Given information
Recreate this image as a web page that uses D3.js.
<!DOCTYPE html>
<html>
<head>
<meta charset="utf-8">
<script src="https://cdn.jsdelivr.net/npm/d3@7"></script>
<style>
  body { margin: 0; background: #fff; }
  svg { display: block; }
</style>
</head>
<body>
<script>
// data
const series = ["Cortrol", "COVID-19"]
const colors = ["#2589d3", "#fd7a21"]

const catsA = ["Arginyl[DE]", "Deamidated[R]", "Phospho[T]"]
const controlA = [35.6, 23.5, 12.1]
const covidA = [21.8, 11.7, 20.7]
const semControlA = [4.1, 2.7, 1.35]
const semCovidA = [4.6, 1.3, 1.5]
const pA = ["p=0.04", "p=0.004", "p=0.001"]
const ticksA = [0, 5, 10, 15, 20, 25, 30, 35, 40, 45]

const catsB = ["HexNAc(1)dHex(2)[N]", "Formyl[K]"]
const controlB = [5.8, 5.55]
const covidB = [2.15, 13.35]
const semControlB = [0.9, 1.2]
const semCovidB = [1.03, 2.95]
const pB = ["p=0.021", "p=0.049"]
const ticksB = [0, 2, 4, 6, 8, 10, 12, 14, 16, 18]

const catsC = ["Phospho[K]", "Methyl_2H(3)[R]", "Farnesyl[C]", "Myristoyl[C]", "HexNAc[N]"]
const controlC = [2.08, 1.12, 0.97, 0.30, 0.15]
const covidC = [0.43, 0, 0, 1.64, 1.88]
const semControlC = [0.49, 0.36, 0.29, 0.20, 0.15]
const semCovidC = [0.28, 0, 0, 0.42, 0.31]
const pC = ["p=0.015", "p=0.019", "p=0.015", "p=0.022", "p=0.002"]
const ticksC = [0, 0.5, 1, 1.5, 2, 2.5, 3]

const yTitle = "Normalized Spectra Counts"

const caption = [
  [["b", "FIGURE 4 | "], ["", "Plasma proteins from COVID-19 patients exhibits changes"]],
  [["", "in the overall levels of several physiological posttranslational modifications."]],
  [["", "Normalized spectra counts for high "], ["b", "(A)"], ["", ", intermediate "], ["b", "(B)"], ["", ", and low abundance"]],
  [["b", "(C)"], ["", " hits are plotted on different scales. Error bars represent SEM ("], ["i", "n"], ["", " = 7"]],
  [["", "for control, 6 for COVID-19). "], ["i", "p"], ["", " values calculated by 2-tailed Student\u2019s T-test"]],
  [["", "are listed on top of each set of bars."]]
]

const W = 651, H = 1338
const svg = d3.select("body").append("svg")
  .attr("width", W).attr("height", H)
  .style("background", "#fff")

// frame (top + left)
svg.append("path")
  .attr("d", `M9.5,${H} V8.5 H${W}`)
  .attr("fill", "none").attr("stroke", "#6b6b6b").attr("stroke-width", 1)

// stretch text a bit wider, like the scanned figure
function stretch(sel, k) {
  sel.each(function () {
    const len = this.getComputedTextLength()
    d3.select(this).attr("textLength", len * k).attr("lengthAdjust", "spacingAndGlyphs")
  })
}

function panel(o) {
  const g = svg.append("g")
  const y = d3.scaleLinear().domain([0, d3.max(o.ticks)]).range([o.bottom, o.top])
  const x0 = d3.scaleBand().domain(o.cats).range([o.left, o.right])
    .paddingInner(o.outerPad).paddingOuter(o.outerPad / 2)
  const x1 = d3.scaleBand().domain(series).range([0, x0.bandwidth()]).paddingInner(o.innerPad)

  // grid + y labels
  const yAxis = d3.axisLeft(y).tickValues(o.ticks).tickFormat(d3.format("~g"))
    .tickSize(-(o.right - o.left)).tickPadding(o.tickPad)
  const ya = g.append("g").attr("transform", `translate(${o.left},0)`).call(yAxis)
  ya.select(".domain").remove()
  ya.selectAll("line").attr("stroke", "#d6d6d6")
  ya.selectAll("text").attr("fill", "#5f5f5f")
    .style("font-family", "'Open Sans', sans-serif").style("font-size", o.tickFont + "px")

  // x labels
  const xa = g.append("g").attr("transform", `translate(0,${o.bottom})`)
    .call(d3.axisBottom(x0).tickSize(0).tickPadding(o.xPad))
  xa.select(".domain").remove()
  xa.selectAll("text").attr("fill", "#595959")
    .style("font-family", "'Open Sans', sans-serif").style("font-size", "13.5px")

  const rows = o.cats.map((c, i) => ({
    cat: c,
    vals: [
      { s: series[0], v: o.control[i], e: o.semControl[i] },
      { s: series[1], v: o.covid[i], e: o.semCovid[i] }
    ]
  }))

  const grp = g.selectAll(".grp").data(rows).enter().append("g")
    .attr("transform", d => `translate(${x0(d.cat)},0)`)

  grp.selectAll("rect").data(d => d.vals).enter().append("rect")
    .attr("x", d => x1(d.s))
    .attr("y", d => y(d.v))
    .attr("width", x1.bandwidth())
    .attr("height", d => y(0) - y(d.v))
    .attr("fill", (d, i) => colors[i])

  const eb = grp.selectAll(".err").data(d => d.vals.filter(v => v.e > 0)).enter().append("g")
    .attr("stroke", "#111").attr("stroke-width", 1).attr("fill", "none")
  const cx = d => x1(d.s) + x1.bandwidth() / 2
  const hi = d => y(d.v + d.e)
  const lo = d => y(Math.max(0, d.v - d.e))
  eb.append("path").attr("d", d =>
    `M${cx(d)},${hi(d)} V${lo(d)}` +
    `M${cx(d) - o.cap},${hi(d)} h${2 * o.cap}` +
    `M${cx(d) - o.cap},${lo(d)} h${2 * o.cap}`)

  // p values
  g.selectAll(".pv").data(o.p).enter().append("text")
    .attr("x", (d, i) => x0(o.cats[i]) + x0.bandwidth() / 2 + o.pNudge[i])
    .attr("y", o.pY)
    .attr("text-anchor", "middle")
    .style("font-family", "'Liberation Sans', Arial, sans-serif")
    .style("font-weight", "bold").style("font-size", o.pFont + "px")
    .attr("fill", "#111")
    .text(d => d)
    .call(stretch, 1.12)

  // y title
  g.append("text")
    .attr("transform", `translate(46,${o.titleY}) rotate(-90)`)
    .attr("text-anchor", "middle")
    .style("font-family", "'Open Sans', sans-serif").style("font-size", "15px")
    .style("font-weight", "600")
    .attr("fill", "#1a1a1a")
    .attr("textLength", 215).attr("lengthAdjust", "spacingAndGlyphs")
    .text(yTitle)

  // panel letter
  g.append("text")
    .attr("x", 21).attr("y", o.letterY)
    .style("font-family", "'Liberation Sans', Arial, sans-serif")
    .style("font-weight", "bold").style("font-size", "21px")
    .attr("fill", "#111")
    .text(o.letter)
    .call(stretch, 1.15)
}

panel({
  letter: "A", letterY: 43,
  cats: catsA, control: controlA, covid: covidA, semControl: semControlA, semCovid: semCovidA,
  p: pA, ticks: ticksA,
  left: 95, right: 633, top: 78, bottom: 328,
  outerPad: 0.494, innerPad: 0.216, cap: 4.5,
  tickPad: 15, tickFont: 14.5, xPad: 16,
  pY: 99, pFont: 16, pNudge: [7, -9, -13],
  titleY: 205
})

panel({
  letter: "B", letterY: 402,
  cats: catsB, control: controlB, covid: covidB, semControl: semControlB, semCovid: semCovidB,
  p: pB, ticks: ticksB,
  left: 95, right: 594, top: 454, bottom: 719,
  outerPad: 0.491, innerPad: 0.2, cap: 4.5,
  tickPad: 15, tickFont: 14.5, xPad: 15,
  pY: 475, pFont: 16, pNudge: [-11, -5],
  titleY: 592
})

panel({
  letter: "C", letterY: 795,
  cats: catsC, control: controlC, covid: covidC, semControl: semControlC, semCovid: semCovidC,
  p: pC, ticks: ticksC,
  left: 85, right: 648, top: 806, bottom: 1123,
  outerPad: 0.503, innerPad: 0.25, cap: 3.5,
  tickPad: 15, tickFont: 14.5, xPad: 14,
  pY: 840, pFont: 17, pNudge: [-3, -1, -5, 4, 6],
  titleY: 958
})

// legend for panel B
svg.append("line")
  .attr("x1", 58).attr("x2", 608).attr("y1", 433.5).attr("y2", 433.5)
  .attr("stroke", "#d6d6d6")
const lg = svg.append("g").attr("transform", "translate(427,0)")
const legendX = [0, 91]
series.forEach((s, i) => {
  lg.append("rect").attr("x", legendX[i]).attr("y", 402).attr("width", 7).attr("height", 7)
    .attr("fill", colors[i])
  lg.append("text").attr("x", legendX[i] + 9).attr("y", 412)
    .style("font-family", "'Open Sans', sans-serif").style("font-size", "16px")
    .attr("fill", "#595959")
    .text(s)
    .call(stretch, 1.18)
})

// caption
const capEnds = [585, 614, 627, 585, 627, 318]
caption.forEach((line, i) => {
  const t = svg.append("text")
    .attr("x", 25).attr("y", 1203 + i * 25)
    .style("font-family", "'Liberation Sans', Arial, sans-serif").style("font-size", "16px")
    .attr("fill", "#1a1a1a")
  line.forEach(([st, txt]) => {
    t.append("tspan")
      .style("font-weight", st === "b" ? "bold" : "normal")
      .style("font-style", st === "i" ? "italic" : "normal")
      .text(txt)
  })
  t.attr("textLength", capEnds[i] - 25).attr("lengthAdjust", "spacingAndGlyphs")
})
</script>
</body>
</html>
...
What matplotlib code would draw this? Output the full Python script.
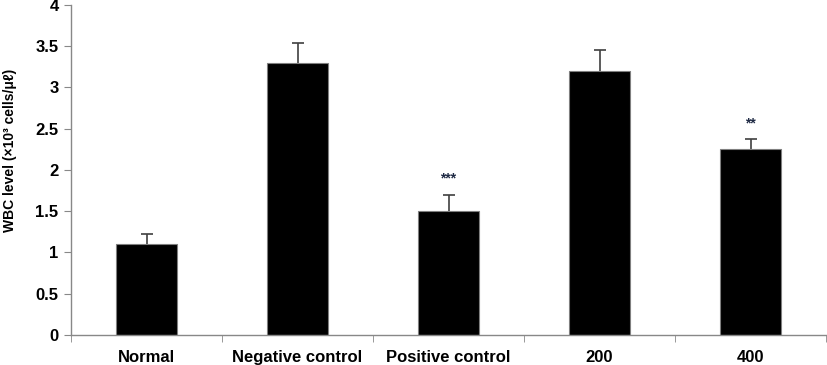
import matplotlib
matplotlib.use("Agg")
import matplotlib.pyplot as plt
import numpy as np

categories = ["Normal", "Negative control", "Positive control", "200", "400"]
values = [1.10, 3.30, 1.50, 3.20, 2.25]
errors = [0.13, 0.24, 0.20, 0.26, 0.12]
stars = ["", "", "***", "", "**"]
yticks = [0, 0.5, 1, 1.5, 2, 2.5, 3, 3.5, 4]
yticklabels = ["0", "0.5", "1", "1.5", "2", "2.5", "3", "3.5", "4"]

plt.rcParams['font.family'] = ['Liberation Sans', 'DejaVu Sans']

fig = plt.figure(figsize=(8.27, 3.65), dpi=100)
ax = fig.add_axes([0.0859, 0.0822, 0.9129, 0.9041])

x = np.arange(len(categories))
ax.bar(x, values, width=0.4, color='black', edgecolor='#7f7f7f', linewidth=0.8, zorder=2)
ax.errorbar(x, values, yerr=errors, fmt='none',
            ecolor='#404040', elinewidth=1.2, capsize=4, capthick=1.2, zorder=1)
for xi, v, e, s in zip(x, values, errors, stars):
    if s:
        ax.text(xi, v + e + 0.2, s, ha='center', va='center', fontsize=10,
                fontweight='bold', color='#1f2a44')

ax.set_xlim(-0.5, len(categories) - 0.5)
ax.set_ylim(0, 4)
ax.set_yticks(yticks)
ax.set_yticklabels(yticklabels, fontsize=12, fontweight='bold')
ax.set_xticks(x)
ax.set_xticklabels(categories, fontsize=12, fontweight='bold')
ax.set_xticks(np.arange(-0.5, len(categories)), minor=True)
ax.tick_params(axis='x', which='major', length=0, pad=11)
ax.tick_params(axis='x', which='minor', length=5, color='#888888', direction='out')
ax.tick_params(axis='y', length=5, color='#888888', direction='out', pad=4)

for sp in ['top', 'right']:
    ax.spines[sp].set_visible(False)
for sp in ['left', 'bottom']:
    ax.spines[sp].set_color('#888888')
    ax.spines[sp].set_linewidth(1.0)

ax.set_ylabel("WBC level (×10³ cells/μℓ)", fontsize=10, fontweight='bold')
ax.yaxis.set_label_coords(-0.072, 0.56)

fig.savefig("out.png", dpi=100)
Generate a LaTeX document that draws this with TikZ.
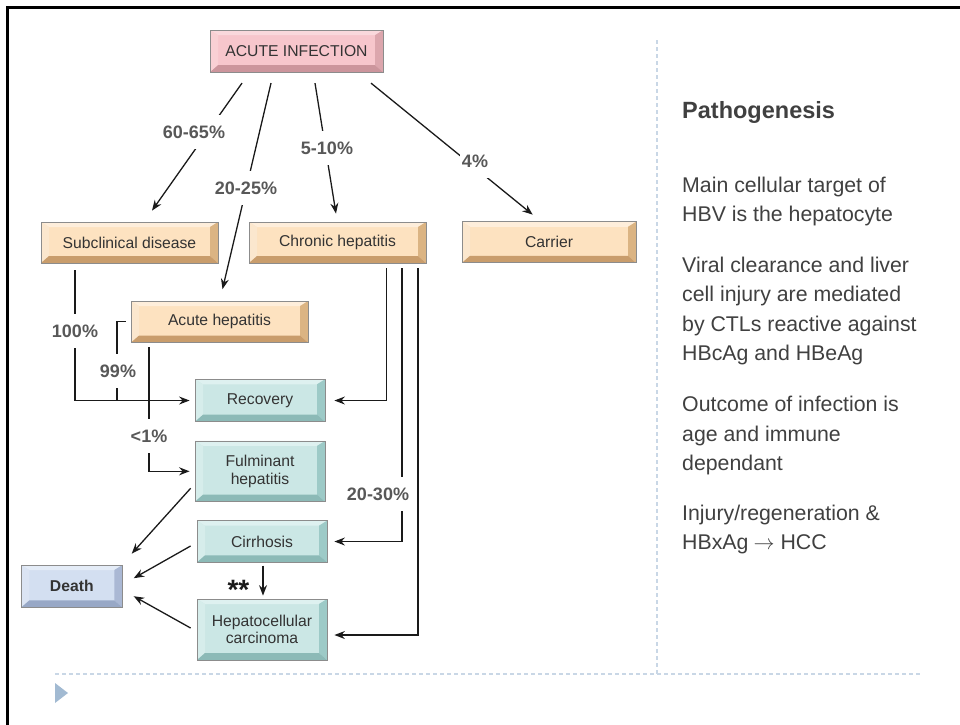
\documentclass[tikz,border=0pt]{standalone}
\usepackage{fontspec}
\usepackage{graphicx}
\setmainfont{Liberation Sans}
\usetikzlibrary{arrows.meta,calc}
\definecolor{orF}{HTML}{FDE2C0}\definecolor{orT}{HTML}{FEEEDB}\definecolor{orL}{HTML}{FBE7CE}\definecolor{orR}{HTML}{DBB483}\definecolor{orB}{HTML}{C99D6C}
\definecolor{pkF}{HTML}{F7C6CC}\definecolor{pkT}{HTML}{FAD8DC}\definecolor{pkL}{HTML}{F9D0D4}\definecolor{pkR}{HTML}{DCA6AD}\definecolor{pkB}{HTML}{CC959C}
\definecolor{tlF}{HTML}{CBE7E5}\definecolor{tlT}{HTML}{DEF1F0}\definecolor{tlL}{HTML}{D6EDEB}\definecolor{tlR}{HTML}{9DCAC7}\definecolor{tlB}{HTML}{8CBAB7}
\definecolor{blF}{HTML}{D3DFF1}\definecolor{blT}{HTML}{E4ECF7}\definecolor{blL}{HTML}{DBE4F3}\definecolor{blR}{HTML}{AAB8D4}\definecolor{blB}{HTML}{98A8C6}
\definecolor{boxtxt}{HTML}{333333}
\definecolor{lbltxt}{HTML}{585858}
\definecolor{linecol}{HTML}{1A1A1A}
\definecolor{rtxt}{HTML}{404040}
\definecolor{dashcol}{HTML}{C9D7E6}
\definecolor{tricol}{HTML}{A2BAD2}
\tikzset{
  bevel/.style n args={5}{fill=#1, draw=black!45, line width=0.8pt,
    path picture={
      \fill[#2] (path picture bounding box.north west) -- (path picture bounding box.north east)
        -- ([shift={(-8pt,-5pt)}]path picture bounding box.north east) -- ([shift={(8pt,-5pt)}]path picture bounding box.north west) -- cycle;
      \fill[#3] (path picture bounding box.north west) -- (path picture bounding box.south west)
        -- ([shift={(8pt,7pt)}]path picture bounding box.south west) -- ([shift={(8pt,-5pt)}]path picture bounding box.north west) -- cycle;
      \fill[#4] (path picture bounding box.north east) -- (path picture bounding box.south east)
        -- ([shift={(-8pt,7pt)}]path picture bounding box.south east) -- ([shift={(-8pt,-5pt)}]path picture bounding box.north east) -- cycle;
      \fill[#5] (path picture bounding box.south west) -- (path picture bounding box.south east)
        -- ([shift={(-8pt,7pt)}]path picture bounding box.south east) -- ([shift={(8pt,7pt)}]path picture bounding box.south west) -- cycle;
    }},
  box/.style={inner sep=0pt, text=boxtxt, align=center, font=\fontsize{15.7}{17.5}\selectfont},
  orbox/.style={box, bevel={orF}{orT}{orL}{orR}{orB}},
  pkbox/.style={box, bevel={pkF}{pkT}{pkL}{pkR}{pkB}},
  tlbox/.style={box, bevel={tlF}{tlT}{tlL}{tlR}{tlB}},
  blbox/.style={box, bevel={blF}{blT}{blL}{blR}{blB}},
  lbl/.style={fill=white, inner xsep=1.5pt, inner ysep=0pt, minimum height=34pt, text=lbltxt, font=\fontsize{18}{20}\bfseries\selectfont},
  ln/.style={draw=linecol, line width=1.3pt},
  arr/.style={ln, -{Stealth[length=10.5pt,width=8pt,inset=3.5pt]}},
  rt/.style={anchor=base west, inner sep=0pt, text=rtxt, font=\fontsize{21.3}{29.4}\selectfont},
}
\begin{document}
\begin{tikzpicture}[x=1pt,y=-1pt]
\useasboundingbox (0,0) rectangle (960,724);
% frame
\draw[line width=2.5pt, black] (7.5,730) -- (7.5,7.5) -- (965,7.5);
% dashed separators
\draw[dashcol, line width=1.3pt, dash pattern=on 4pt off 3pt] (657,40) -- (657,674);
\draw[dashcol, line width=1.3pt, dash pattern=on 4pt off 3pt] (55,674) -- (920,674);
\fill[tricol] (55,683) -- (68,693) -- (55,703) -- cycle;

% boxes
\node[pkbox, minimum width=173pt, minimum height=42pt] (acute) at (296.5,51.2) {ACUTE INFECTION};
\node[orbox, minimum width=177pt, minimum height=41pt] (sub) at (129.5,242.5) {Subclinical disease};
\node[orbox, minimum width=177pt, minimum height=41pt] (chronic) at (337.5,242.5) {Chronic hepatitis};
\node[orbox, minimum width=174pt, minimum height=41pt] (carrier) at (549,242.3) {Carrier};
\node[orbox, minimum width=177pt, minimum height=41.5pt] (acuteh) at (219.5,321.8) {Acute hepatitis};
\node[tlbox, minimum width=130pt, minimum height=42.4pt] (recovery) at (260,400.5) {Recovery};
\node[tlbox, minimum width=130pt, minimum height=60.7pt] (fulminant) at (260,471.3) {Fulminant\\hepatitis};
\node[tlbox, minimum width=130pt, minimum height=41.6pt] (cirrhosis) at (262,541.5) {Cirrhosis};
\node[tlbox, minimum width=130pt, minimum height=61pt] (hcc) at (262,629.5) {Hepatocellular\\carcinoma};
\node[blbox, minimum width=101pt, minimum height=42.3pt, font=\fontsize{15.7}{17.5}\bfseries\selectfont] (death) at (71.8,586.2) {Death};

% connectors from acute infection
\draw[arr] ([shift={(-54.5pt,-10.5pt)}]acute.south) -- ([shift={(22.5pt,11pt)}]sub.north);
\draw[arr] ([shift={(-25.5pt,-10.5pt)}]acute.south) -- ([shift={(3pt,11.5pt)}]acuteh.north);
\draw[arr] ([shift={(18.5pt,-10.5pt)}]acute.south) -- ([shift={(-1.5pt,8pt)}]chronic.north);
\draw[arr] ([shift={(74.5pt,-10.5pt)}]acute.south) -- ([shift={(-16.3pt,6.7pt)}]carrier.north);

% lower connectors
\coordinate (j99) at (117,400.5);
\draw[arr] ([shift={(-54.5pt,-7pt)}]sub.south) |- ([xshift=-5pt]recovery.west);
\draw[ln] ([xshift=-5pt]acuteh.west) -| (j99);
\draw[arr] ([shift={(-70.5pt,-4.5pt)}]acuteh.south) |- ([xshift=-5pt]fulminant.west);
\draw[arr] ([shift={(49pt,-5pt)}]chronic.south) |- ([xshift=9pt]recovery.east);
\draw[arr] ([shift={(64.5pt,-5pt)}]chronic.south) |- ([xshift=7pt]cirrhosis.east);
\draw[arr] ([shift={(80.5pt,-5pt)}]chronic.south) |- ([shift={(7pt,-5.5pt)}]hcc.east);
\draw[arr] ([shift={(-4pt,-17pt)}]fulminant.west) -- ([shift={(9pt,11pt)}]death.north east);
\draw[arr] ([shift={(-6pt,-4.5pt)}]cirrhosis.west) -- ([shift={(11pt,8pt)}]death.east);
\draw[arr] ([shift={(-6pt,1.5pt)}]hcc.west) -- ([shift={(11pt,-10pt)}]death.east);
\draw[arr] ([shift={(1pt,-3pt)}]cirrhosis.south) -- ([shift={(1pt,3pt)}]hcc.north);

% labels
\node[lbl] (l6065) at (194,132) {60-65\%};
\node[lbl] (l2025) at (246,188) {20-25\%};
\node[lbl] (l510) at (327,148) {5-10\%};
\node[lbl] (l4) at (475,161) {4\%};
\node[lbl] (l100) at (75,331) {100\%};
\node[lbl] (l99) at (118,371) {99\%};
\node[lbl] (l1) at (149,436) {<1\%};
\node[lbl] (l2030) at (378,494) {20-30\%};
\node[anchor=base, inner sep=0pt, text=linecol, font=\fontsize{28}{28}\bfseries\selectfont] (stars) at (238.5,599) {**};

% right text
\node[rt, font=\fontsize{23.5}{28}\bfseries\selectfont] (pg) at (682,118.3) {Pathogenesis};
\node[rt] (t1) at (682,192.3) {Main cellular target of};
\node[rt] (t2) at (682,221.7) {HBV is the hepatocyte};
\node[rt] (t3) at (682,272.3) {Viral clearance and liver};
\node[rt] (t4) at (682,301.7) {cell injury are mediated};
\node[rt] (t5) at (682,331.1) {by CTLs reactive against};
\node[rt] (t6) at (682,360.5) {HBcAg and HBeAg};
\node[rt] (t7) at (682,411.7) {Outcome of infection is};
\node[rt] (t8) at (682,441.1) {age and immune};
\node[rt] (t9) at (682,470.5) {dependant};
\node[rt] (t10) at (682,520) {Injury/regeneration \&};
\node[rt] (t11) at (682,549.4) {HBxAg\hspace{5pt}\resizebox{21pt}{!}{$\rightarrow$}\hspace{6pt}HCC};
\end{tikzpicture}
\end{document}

Given task
From the records above, pull out every line containing the word "this".

Finished answer
Recreate this image as a web page that uses D3.js.
    const len = this.getComputedTextLength()
    d3.select(this).attr("textLength", len * k).attr("lengthAdjust", "spacingAndGlyphs")
What matplotlib code would draw this? Output the full Python script.
Generate a LaTeX document that draws this with TikZ.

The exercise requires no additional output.